→ **Supplied information**

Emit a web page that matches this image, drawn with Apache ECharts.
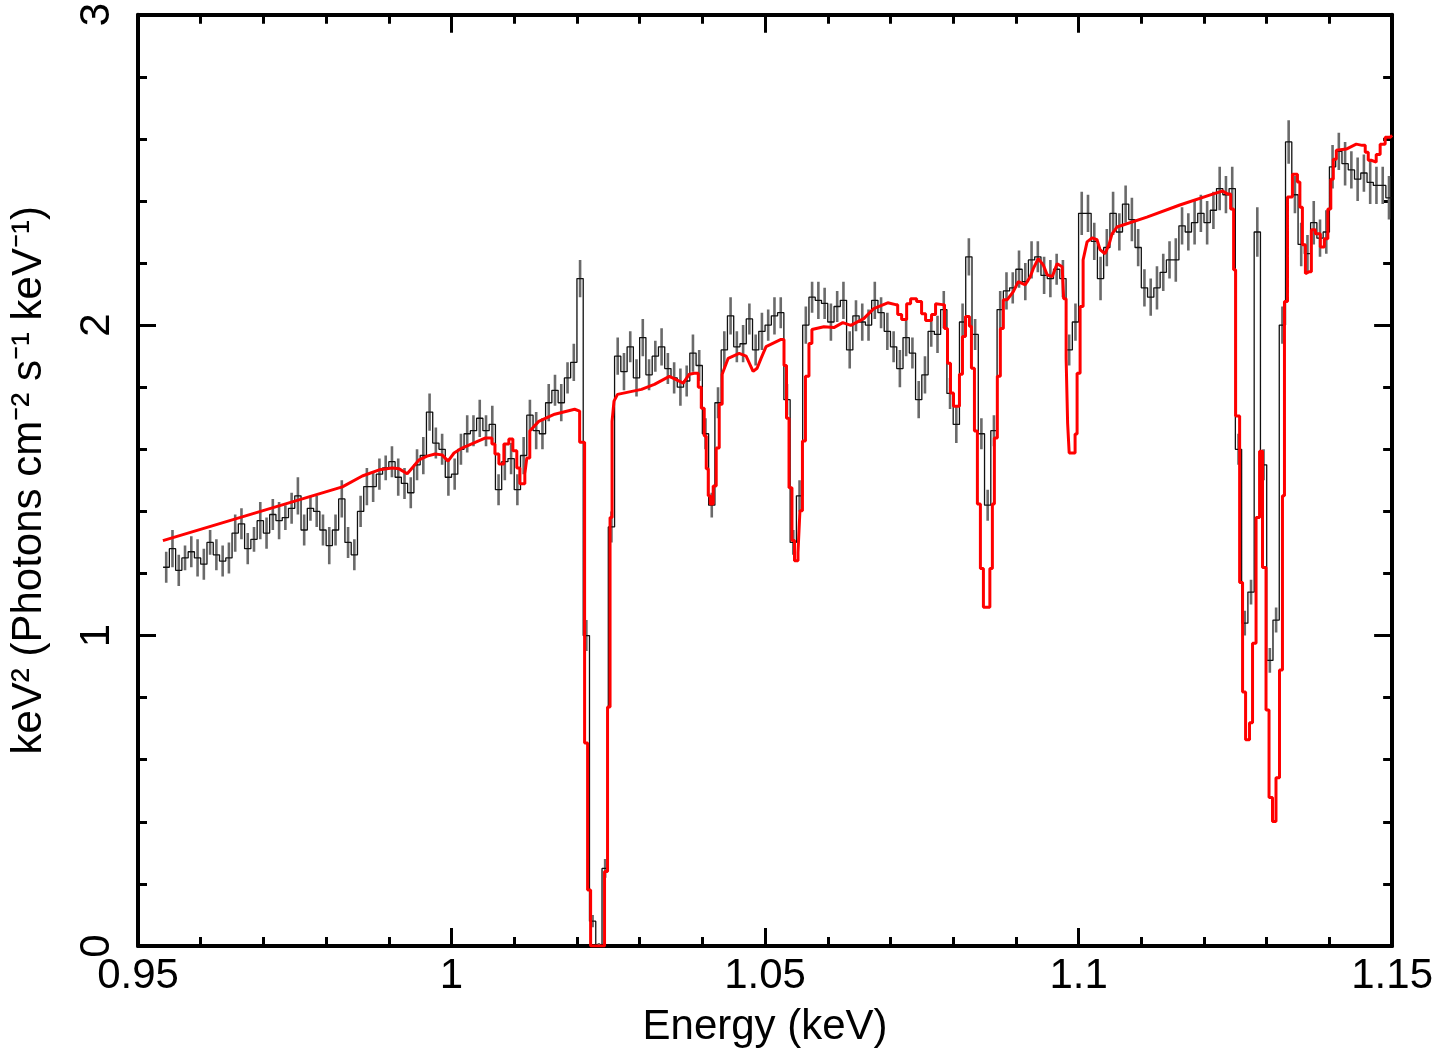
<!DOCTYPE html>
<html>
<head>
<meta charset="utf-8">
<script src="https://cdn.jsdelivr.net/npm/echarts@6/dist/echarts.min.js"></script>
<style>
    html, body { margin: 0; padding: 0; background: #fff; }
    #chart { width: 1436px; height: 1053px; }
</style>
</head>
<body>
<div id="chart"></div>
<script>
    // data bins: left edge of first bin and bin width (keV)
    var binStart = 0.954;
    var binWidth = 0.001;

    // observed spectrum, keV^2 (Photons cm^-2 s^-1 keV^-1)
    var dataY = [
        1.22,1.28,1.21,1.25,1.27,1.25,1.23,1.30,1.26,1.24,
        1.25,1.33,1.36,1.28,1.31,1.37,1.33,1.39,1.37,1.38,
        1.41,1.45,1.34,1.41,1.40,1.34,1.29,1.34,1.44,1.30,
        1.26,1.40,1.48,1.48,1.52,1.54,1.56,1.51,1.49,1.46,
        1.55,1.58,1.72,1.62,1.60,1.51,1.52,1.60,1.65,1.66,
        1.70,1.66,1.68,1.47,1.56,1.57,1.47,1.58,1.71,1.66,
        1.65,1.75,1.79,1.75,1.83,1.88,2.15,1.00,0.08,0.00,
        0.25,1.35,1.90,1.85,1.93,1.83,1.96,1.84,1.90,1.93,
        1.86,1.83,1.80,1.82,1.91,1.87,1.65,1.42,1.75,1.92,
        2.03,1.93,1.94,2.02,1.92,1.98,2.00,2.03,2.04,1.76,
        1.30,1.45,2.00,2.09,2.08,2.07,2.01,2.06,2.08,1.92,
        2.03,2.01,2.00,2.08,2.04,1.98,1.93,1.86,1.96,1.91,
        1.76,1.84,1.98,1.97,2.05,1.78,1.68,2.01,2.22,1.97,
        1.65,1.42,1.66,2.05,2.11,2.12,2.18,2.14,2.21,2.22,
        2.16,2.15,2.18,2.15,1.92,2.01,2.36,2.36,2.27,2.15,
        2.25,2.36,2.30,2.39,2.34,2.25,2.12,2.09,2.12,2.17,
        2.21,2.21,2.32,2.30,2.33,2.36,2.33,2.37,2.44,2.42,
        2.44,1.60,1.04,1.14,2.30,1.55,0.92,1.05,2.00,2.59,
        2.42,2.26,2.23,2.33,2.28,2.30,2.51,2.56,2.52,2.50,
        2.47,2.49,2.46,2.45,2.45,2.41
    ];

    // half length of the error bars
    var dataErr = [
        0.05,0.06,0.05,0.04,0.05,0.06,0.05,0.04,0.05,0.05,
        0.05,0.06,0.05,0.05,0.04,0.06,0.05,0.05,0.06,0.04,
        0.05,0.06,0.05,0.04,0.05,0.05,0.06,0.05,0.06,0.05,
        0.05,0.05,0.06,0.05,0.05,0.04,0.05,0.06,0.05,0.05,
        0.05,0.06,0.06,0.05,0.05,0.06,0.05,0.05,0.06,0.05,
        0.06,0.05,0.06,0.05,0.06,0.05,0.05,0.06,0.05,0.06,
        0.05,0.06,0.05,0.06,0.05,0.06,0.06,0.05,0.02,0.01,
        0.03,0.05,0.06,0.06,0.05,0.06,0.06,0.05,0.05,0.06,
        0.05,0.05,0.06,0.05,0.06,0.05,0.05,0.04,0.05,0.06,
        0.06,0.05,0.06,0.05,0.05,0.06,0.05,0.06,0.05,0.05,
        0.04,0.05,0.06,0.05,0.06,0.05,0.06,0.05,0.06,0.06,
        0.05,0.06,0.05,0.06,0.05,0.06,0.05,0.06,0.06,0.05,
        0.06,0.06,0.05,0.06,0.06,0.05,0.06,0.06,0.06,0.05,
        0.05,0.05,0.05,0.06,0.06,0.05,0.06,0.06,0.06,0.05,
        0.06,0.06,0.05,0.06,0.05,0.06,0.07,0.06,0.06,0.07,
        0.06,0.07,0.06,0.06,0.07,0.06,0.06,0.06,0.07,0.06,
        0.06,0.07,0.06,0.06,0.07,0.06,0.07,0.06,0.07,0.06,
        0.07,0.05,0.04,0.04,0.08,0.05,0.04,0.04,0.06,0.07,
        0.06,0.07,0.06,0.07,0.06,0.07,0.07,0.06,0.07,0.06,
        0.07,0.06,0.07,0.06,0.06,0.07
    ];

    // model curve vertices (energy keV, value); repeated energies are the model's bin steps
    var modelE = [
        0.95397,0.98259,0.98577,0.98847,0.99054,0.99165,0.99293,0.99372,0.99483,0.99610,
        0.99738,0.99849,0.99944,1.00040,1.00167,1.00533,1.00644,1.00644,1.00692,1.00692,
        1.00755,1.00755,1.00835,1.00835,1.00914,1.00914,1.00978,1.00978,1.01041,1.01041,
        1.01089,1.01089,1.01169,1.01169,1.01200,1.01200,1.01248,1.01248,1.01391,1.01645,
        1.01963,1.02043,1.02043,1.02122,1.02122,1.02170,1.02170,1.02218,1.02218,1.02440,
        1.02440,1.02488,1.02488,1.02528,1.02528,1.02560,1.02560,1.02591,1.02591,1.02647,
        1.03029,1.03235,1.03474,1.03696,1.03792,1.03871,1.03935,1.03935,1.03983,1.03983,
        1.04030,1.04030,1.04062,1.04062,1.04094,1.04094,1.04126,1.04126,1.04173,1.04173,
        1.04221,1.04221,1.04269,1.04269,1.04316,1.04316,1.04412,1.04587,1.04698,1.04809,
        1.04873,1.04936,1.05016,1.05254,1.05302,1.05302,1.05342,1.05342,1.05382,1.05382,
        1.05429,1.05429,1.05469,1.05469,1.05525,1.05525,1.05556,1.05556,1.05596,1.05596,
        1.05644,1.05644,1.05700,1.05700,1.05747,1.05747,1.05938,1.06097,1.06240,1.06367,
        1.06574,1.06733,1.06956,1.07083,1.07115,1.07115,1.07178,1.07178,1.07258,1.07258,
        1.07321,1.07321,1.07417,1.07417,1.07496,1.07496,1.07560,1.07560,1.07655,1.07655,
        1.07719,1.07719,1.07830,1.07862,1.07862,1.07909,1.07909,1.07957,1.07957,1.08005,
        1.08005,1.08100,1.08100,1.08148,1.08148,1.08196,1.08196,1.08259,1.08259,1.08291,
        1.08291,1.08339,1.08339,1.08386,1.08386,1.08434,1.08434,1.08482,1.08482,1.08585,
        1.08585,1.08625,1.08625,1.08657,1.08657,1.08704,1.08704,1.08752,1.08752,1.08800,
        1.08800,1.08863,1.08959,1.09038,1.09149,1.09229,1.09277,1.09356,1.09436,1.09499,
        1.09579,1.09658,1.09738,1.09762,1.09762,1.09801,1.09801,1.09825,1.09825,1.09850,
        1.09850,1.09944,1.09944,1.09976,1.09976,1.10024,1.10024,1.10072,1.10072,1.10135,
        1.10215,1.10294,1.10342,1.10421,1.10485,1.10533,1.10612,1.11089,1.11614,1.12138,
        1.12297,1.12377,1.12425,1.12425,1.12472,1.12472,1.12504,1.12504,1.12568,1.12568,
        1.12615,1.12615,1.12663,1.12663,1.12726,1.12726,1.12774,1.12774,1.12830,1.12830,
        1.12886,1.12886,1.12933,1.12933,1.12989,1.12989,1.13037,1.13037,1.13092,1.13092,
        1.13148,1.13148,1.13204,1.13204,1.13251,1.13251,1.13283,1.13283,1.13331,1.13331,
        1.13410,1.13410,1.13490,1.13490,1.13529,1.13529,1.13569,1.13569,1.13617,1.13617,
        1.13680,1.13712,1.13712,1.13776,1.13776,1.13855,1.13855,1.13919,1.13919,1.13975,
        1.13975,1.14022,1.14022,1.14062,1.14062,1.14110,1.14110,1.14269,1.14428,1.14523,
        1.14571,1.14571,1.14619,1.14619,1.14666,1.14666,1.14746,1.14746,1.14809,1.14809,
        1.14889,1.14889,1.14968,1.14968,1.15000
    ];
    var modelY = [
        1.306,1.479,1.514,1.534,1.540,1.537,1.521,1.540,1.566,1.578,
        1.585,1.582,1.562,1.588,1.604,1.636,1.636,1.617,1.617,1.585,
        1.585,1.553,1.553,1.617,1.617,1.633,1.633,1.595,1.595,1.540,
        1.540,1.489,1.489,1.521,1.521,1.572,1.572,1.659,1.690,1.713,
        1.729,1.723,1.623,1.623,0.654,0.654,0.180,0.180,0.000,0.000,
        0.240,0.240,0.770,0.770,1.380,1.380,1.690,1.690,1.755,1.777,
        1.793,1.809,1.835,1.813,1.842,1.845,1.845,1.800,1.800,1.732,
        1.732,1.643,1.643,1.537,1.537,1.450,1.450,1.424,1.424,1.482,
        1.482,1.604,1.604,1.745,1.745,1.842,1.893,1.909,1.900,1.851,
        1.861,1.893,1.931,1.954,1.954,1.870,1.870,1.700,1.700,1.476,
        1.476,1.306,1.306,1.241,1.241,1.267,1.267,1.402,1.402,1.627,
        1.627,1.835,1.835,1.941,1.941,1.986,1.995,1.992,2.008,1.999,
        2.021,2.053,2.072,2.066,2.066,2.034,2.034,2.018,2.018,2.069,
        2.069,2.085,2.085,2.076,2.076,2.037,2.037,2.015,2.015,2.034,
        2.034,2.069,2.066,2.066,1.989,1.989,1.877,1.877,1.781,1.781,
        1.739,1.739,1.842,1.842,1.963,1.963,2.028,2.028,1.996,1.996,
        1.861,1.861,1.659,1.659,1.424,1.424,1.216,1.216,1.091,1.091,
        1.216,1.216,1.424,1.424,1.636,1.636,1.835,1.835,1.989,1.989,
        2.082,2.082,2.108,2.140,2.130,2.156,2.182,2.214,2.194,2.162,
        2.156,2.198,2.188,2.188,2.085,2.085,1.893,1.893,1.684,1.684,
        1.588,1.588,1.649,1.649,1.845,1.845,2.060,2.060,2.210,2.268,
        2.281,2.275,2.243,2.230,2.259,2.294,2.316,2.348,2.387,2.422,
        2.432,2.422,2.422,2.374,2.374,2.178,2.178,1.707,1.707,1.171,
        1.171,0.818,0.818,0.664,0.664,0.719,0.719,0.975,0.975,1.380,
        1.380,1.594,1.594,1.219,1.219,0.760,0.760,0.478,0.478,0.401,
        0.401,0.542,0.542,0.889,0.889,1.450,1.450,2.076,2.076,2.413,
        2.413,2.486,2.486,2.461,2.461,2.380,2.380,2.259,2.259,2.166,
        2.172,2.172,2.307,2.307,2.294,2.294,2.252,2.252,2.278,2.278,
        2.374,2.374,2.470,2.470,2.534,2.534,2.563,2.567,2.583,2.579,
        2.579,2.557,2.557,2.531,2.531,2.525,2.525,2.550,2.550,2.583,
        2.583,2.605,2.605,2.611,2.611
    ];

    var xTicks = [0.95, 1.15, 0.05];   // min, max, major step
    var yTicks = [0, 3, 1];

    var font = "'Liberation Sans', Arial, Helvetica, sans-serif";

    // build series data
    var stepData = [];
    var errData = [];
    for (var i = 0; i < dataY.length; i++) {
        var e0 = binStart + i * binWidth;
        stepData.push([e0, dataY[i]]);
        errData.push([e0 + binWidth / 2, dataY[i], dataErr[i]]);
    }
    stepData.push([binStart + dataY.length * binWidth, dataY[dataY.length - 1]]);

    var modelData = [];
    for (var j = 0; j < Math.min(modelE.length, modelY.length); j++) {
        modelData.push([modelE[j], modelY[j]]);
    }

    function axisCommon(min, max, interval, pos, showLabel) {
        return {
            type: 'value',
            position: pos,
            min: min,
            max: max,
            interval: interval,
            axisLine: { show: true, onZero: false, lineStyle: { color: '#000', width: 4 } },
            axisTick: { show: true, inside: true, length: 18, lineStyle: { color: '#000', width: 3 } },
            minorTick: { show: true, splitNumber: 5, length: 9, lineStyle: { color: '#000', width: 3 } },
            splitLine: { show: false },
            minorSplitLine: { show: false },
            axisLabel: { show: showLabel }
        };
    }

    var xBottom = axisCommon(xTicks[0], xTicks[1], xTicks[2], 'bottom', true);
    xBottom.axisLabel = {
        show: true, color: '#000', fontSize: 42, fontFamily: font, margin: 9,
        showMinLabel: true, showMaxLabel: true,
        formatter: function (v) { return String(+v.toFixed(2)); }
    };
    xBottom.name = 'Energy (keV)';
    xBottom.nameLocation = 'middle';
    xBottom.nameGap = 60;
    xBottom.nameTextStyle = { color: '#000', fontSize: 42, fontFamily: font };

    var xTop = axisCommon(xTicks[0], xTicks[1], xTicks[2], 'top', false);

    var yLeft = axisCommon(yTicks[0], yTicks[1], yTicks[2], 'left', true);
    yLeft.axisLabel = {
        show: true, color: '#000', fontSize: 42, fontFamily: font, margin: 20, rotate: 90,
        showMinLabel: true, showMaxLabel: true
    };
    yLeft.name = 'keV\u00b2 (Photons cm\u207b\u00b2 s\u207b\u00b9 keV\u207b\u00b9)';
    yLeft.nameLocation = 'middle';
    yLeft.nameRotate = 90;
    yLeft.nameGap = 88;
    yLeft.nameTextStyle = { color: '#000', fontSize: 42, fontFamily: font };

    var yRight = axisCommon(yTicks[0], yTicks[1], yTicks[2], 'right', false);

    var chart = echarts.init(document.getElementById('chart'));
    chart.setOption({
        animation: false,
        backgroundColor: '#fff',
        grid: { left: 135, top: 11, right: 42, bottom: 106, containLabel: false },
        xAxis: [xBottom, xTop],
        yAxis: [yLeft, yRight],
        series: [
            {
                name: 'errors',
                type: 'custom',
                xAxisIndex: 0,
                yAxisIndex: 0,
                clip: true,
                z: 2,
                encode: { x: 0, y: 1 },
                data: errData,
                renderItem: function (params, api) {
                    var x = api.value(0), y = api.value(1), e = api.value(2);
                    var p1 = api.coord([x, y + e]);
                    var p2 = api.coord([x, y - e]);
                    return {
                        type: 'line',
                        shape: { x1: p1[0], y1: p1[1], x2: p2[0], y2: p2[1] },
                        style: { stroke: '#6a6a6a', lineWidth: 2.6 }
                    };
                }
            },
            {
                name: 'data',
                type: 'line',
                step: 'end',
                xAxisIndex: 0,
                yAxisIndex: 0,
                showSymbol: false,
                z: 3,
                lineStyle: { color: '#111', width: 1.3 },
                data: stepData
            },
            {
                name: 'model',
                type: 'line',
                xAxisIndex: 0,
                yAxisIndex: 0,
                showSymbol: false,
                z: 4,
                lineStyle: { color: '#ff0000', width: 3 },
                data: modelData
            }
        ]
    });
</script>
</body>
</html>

→ **Problem description**
From the first line of the listing above, repeat every line through the one holding "var binWidth = 0.001;". Both ends count, and pictures stay out.

→ **Answer in full**
Emit a web page that matches this image, drawn with Apache ECharts.
<!DOCTYPE html>
<html>
<head>
<meta charset="utf-8">
<script src="https://cdn.jsdelivr.net/npm/echarts@6/dist/echarts.min.js"></script>
<style>
    html, body { margin: 0; padding: 0; background: #fff; }
    #chart { width: 1436px; height: 1053px; }
</style>
</head>
<body>
<div id="chart"></div>
<script>
    // data bins: left edge of first bin and bin width (keV)
    var binStart = 0.954;
    var binWidth = 0.001;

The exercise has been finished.